Besides anything else, the fact that flag debate opponents are so totally steamed gives lie to that first assertion. The second is more troubling, but I would argue soldiers died for each other, their country, and the ideas it represents rather than the flag it flies. It would be nice if that flag was better suited to us, our country and the ideas it represents.

That said, if you want to be mad, there’s plenty of other much worse Government spending to stew over.

Here are some examples from the quite left-wing Green Party, with editorial by Newsworthy.

Perks for Politicians

Government spends about $1 million a year on free travel for former MPs and their spouses. If it cut that, we could afford a flag debate every 26 years instead of every 113. Make cuts to the $28,000 given to MPs and the $41,000 issued to Ministers annually to allow them to rent a house near Parliament , or the free travel their families get anywhere in New Zealand, and you can have one every five years or so. Gareth Morgan would go bankrupt, and we would all go insane.

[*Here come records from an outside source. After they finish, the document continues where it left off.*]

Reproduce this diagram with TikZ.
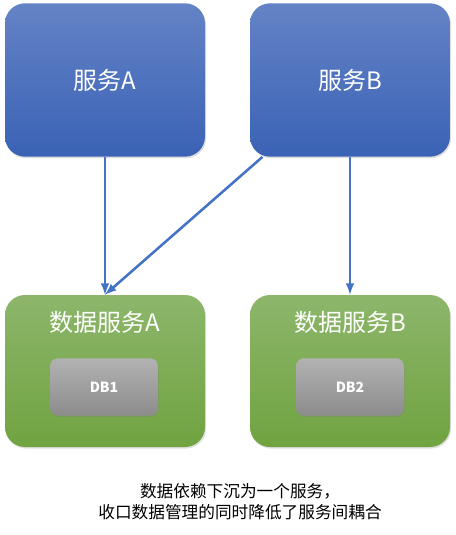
\documentclass[tikz,border=0pt]{standalone}
\usepackage{fontspec}
\setmainfont{Noto Sans CJK SC}
\usepackage{tikz}
\usetikzlibrary{arrows,shadows}
\definecolor{svcblue}{HTML}{4472C4}
\definecolor{svctop}{HTML}{6483C6}
\definecolor{svcbot}{HTML}{3A62B5}
\definecolor{datatop}{HTML}{8DB66B}
\definecolor{databot}{HTML}{70A340}
\definecolor{dbtop}{HTML}{B2B2B2}
\definecolor{dbbot}{HTML}{8C8C8C}
\tikzset{
	service/.style  = {rectangle, rounded corners = 15pt, top color = svctop,
		bottom color = svcbot, minimum width = 150pt, minimum height = 115pt,
		text = white, font = \fontsize{18}{20}\selectfont,
		drop shadow = {opacity = 0.25, shadow xshift = 0.8pt, shadow yshift = -1.2pt}},
	dataservice/.style = {rectangle, rounded corners = 15pt, top color = datatop,
		bottom color = databot, minimum width = 150pt, minimum height = 114pt,
		drop shadow = {opacity = 0.25, shadow xshift = 0.8pt, shadow yshift = -1.2pt}},
	title/.style    = {text = white, font = \fontsize{18}{20}\selectfont},
	db/.style       = {rectangle, rounded corners = 6pt, top color = dbtop,
		bottom color = dbbot, minimum width = 81pt, minimum height = 43pt,
		text = white, font = \fontsize{10.5}{12}\selectfont\bfseries,
		drop shadow = {opacity = 0.3, shadow xshift = 0.6pt, shadow yshift = -1pt}},
	link/.style     = {draw = svcblue, line width = 1.9pt, -latex}
}

\begin{document}
\begin{tikzpicture}[x = 0.75pt, y = -0.75pt, >=latex]
	\useasboundingbox (0,0) rectangle (455,535);
	\draw
	node at (105,80)[service] (svcA) {服务A}
	node at (350,80)[service] (svcB) {服务B}
	node at (105,371)[dataservice] (dataA) {}
	node at (350,371)[dataservice] (dataB) {};
	
	\draw
	node at (105,322)[title] (titleA) {数据服务A}
	node at (350,322)[title] (titleB) {数据服务B}
	node at (104,387)[db] (db1) {DB1}
	node at (350,387)[db] (db2) {DB2};
	
	\draw[link] (svcA) -- (dataA);
	\draw[link] (svcB) -- (dataA.north);
	\draw[link] (svcB) -- (dataB);
	
	% note below the boxes
	\node[align = center, font = \fontsize{12.5}{15.75}\selectfont] (note) at (240,502)
	{数据依赖下沉为一个服务，\\收口数据管理的同时降低了服务间耦合};
\end{tikzpicture}
\end{document}
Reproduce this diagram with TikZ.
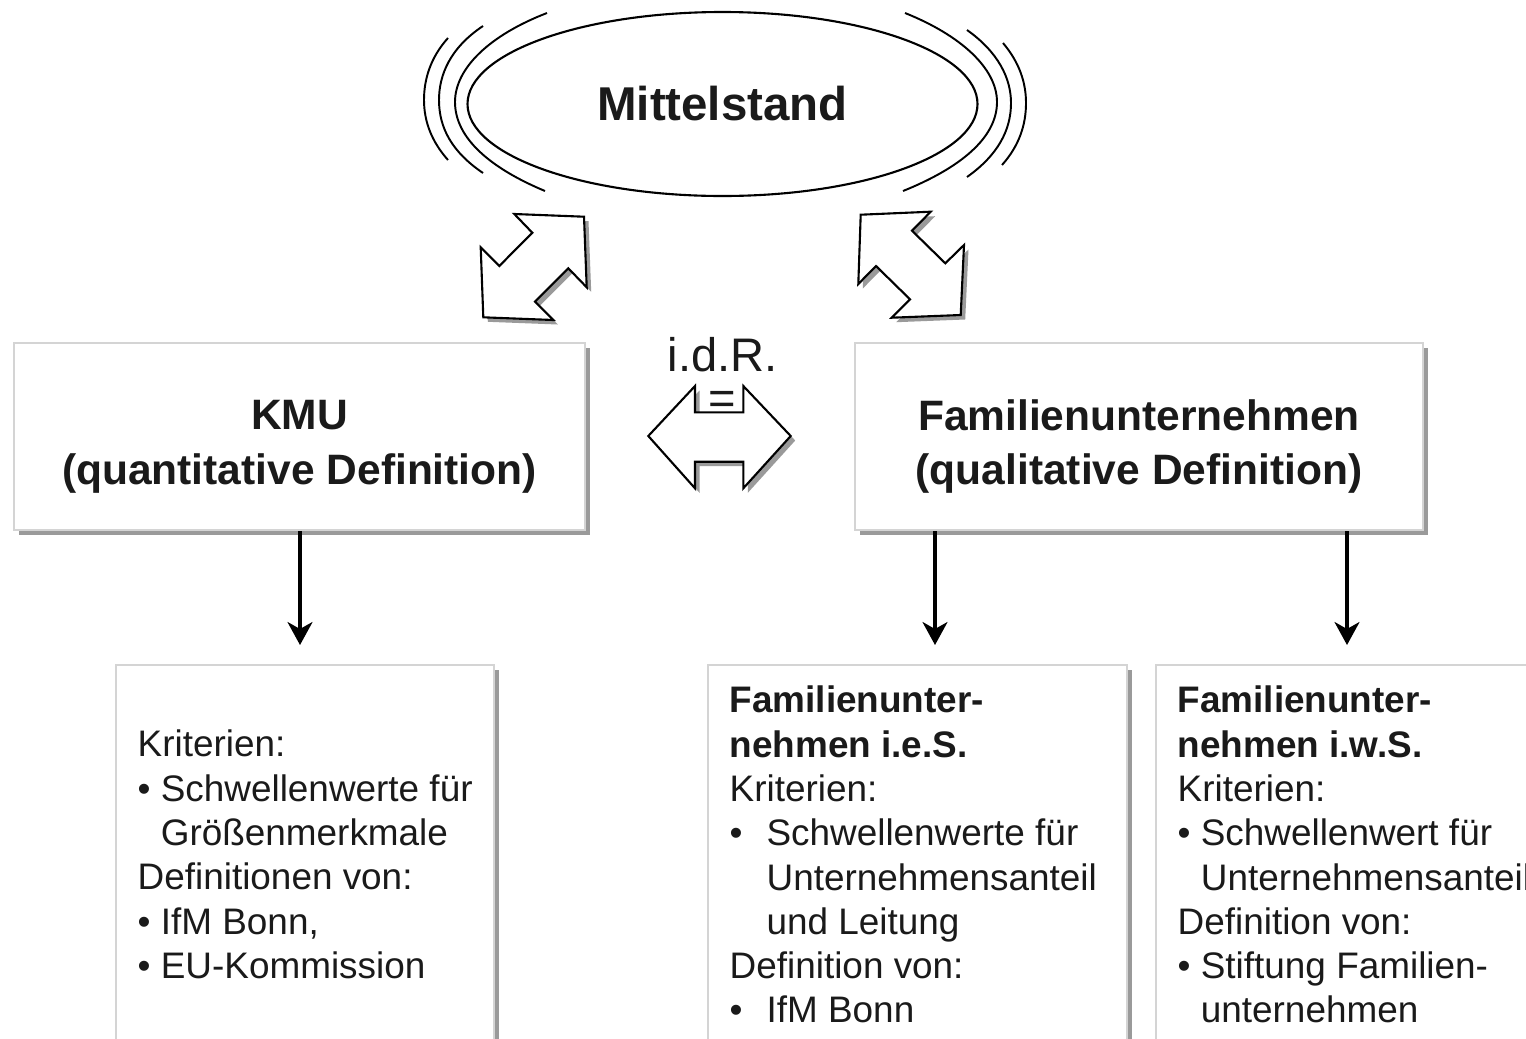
\documentclass[tikz,border=0pt]{standalone}
\usepackage{fontspec}
\setmainfont{Liberation Sans}
\usepackage{xcolor}
\usetikzlibrary{shapes.geometric, arrows.meta, positioning, calc, shadows}
\definecolor{rahmengrau}{HTML}{D4D4D4}
\definecolor{schattengrau}{HTML}{9A9A9A}
\definecolor{tinte}{HTML}{1A1A1A}

\begin{document}
\begin{tikzpicture}[x=0.1mm, y=-0.1mm,
  schatten/.style={drop shadow={shadow xshift=0.45mm, shadow yshift=-0.45mm, fill=schattengrau, opacity=1}},
  kasten/.style={draw=rahmengrau, line width=0.6pt, fill=white, schatten, inner sep=0pt},
  blockpfeil/.style={draw=black, line width=0.6pt, fill=white, line join=miter, schatten},
  welle/.style={line width=0.55pt},
  pfeil/.style={-{Stealth[length=2.3mm, width=2.5mm, inset=0.7mm]}, line width=0.9pt},
  titel/.style={font=\fontsize{12.1}{15.6}\selectfont\bfseries, align=center, text=tinte, inner sep=0pt},
  liste/.style={font=\fontsize{10.5}{12.6}\selectfont, align=left, text=tinte, inner sep=0pt, anchor=north west}
]
  \clip (0,0) rectangle (1526,1038);
  \fill[white] (0,0) rectangle (1526,1038);

  % Mittelstand oval with swirl lines
  \node[ellipse, draw, line width=0.6pt, minimum width=51mm, minimum height=18.4mm, font=\fontsize{13.5}{13.5}\selectfont\bfseries, text=tinte] (mittel) at (722.5,104) {Mittelstand};
  \draw[welle] (547,13) .. controls (490,35) and (455,68) .. (455,102) .. controls (455,138) and (490,168) .. (545,191);
  \draw[welle] (483,26) .. controls (450,48) and (439,75) .. (439,100) .. controls (439,128) and (452,152) .. (483,173);
  \draw[welle] (448,38) .. controls (430,58) and (424,80) .. (424,100) .. controls (424,122) and (432,142) .. (448,160);
  \draw[welle] (905,13) .. controls (960,35) and (997,68) .. (997,102) .. controls (997,138) and (960,168) .. (903,191);
  \draw[welle] (967,30) .. controls (998,52) and (1011,78) .. (1011,103) .. controls (1011,130) and (998,155) .. (967,177);
  \draw[welle] (1003,43) .. controls (1019,62) and (1026,82) .. (1026,103) .. controls (1026,125) and (1019,146) .. (1002,165);

  % Double arrows below the oval
  \draw[blockpfeil] (514.3,214) -- (584,216.7) -- (586.7,287.3) -- (568.3,268.3) -- (535,301.7) -- (553.3,320)
    -- (483.3,317.3) -- (480.7,247.3) -- (499.3,266) -- (532.3,232.7) -- cycle;
  \draw[blockpfeil] (860.7,214.7) -- (930.7,211.7) -- (912,230.7) -- (945.3,263.3) -- (964,245) -- (960.7,315)
    -- (891.7,317.7) -- (910,299.3) -- (876,266) -- (858.3,284) -- cycle;

  % Upper boxes
  \node[kasten, minimum width=57.1mm, minimum height=18.7mm] (kmu) at (299.5,436.5) {};
  \node[titel] (kmutext) at ($(kmu.center)+(0,10)$) {KMU\\(quantitative Definition)};
  \node[kasten, minimum width=56.8mm, minimum height=18.7mm] (fam) at (1139,436.5) {};
  \node[titel] (famtext) at ($(fam.center)+(0,10)$) {Familienunternehmen\\(qualitative Definition)};

  % i.d.R. equal arrow
  \node[font=\fontsize{13.4}{13.4}\selectfont, text=tinte, inner sep=0pt] (idr) at (722.5,355) {i.d.R.};
  \draw[blockpfeil] (648.3,436) -- (695,386) -- (695,412.3) -- (743.3,412.3) -- (743.3,386) -- (790.7,436)
    -- (743.3,488.3) -- (743.3,461.7) -- (695,461.7) -- (695,488.3) -- cycle;
  \node[font=\fontsize{13.4}{13.4}\selectfont, text=tinte, inner sep=0pt, anchor=base] (gleich) at (722.7,414) {=};

  % Lower boxes
  \node[kasten, anchor=north west, minimum width=37.8mm, minimum height=45mm] (boxA) at (115,664) {};
  \node[kasten, anchor=north west, minimum width=41.9mm, minimum height=45mm] (boxB) at (707,664) {};
  \node[kasten, anchor=north west, minimum width=44.5mm, minimum height=45mm] (boxC) at (1155,664) {};

  \node[liste] (textA) at (137,729.5) {Kriterien:\\
    \textbullet\ Schwellenwerte für\\
    \hphantom{\textbullet\ }Größenmerkmale\\
    Definitionen von:\\
    \textbullet\ IfM Bonn,\\
    \textbullet\ EU-Kommission};
  \node[liste] (textB) at (729,685.5) {\textbf{Familienunter-}\\
    \textbf{nehmen i.e.S.}\\
    Kriterien:\\
    \makebox[1em][l]{\textbullet}Schwellenwerte für\\
    \hspace*{1em}Unternehmensanteil\\
    \hspace*{1em}und Leitung\\
    Definition von:\\
    \makebox[1em][l]{\textbullet}IfM Bonn};
  \node[liste] (textC) at (1177,685.5) {\textbf{Familienunter-}\\
    \textbf{nehmen i.w.S.}\\
    Kriterien:\\
    \textbullet\ Schwellenwert für\\
    \hphantom{\textbullet\ }Unternehmensanteil\\
    Definition von:\\
    \textbullet\ Stiftung Familien-\\
    \hphantom{\textbullet\ }unternehmen};

  % Arrows down
  \coordinate (zielA) at (300,645);
  \coordinate (zielB) at (935,645);
  \coordinate (zielC) at (1347,645);
  \draw[pfeil] (kmu.south -| zielA) -- (zielA);
  \draw[pfeil] (fam.south -| zielB) -- (zielB);
  \draw[pfeil] (fam.south -| zielC) -- (zielC);
\end{tikzpicture}
\end{document}
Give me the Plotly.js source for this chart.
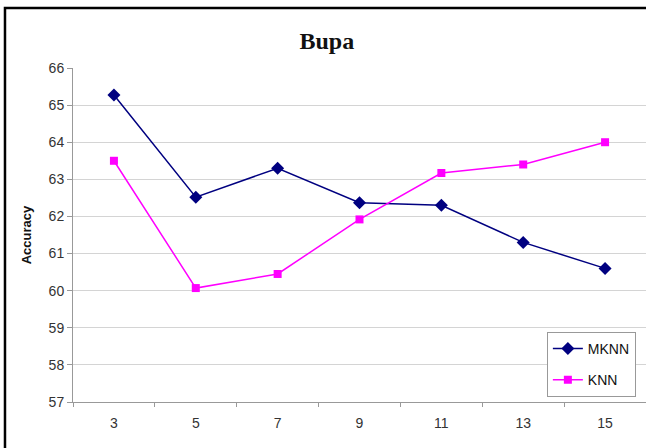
<!DOCTYPE html>
<html>
<head>
<meta charset="utf-8">
<script src="https://cdn.plot.ly/plotly-3.0.1.min.js"></script>
<style>
html,body{margin:0;padding:0;overflow:hidden;background:#fff;}
#chart{width:646px;height:448px;}
</style>
</head>
<body>
<div id="chart"></div>
<script>
const categories = ['3', '5', '7', '9', '11', '13', '15'];
const mknn = [65.27, 62.52, 63.3, 62.37, 62.3, 61.3, 60.6];
const knn = [63.5, 60.07, 60.45, 61.92, 63.17, 63.4, 64.0];
const yTicks = [57, 58, 59, 60, 61, 62, 63, 64, 65, 66];

const traces = [
  {
    x: categories, y: mknn, name: 'MKNN', type: 'scatter', mode: 'lines+markers',
    legendgroup: 'a',
    line: {color: '#000080', width: 1.5},
    marker: {symbol: 'diamond', size: 10, color: '#000080'}
  },
  {
    x: categories, y: knn, name: 'KNN', type: 'scatter', mode: 'lines+markers',
    legendgroup: 'b',
    line: {color: '#FF00FF', width: 1.5},
    marker: {symbol: 'square', size: 8, color: '#FF00FF'}
  }
];

const layout = {
  width: 646, height: 448,
  margin: {l: 73, r: 0, t: 68, b: 46},
  paper_bgcolor: '#fff', plot_bgcolor: '#fff',
  title: {text: '<b>Bupa</b>', x: 0.506, xanchor: 'center', y: 0.91, yanchor: 'middle',
          font: {family: 'Liberation Serif, Times New Roman, serif', size: 24, color: '#111'}},
  showlegend: true,
  legend: {x: 0.827, y: 0.21, xanchor: 'left', yanchor: 'top',
           bordercolor: '#999', borderwidth: 1, bgcolor: '#fff',
           entrywidth: 110, entrywidthmode: 'pixels',
           font: {family: 'Liberation Sans, Arial, sans-serif', size: 14, color: '#111'},
           tracegroupgap: 10},
  xaxis: {
    type: 'category', range: [-0.5, 6.5],
    showgrid: false, zeroline: false,
    showline: true, linecolor: '#999', linewidth: 1,
    ticks: 'outside', tickson: 'boundaries', ticklen: 4, tickcolor: '#999',
    ticklabelstandoff: 8,
    tickfont: {family: 'Liberation Sans, Arial, sans-serif', size: 14, color: '#333'}
  },
  yaxis: {
    range: [57, 66], tickvals: yTicks, ticktext: yTicks.map(String),
    showgrid: true, gridcolor: '#d4d4d4', gridwidth: 1, zeroline: false,
    showline: true, linecolor: '#999', linewidth: 1,
    ticks: 'outside', ticklen: 5, tickcolor: '#999',
    tickfont: {family: 'Liberation Sans, Arial, sans-serif', size: 14, color: '#333'},
    title: {text: '<b>Accuracy</b>', standoff: 14,
            font: {family: 'Liberation Sans, Arial, sans-serif', size: 13, color: '#111'}}
  },
  shapes: [{
    type: 'path', xref: 'paper', yref: 'paper',
    path: 'M -0.1187 -0.3 L -0.1187 1.1796 L 1.3 1.1796',
    line: {color: '#000', width: 2.5}
  }]
};

Plotly.newPlot('chart', traces, layout, {displayModeBar: false, staticPlot: true});
</script>
</body>
</html>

Roads of National Significance

The Government is spending $11 billion over ten years on seven roads, which generally have lower cost/benefit ratios than public transport projects like the Auckland City Rail Link, the Greens say. On a related note, it would be really great if the Government would fund the City Rail Link.

Subsidies and Bailouts for the Fossil Fuel Industry

National has given Solid Energy more than $250 million in bailouts: $155 million in October 2013 and $103 million in September 2014. Solid Energy sells coal, which is not the most future-proofed product ever. It also gave $46 million in annual subsidies to the oil and gas industry, according to WWF.

*

But not everyone is a lefty. Here’s what the Taxpayers Union, an apolitical organisation run exclusively by right-wing people, lists among its worst non-flag debate spending:

Corporate Welfare

The Taxpayers Union says corporate welfare will cost taxpayers $1.344 billion this year, up from $1.178 billion in Budget 2014. It includes Government subsides for KiwiRail in those figures, along with taxpayer-funded grants to agriculture businesses wanting to install irrigation.

IT cost blow-outs

An IT cost blowout in an upgrade of the IRD’s child support systems will cost $130 million, or five flag debates.

The Saudi Sheep Deal

The Taxpayers Union really hates this $11.5 million deal, and you can too, if you want.

The point is that we go through our days in total ambivalence to far more expensive and questionable Government spending than the flag debate. If you really want to fix child poverty, you’d get the same result from cutting 641m of the $750 million Puhoi to Warkworth road extension as you would from cutting the flag debate. Alternately, you could steal 13 houses in Herne Bay.

Yes, this may take a little spotlight away from other issues. There are real concerns over the fact there are no designers on the flag change panel. But it’s happening, no matter what. It’s not that expensive. And It’s actually important! We should at least try to get something decent out of it.